**SUPPLIED RECORDS**.

==============================

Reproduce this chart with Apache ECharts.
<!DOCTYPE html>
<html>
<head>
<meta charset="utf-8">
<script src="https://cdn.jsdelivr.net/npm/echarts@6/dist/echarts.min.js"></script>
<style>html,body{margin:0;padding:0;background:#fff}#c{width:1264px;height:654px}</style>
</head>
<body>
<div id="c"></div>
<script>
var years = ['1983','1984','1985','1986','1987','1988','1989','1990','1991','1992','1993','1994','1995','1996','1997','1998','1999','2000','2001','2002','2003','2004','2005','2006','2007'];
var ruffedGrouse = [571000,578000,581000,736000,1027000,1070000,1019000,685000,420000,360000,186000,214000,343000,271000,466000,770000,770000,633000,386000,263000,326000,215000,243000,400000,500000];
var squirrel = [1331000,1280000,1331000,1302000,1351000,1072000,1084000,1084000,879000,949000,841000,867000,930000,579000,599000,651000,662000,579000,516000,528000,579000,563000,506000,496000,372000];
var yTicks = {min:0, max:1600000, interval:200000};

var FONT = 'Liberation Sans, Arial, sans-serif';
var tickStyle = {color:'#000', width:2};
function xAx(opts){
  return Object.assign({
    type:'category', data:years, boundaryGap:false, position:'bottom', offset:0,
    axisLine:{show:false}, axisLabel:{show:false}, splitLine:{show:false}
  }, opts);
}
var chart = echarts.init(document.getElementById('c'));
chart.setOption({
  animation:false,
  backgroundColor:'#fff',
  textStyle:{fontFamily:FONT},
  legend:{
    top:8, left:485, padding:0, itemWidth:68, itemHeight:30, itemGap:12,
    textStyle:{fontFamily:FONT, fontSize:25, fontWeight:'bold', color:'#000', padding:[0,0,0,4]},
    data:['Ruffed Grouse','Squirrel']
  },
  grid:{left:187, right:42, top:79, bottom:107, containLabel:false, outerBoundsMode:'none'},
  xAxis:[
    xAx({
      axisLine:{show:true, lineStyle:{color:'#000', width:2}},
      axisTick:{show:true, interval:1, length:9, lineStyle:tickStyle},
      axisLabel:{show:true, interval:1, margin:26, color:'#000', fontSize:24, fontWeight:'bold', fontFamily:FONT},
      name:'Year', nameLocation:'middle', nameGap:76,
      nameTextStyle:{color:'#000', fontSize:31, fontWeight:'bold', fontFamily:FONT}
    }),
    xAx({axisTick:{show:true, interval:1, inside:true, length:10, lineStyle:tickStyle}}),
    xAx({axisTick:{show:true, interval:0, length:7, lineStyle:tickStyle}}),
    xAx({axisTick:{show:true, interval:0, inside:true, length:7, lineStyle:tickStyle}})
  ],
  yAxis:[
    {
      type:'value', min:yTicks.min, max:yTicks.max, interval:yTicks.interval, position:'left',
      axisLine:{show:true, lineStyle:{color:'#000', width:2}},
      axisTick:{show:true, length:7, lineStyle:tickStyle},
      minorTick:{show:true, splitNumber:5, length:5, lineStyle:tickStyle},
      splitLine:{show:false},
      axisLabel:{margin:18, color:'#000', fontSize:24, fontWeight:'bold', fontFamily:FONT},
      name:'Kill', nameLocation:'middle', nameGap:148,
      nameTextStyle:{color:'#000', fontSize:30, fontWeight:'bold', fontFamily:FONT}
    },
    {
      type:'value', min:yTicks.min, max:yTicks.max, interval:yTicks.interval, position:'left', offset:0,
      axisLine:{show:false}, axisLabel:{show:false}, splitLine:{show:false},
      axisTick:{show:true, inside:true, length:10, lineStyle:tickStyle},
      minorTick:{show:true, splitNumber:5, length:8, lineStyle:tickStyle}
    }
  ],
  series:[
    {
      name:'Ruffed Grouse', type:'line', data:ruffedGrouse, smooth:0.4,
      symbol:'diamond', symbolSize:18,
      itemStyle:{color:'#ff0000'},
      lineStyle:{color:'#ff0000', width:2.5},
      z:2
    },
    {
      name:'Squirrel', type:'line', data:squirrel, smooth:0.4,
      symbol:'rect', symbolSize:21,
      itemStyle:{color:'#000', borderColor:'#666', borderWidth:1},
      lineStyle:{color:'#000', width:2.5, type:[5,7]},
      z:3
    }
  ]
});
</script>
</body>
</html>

==============================

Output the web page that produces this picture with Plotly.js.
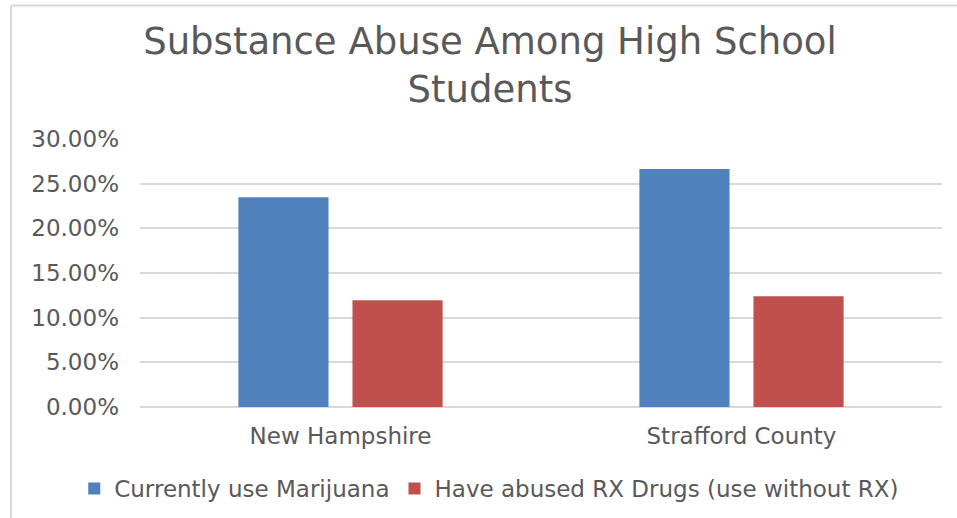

==============================

In the listing, find every line containing the word "with" and list it.

**RESULT**.
Reproduce this chart with Apache ECharts.
Output the web page that produces this picture with Plotly.js.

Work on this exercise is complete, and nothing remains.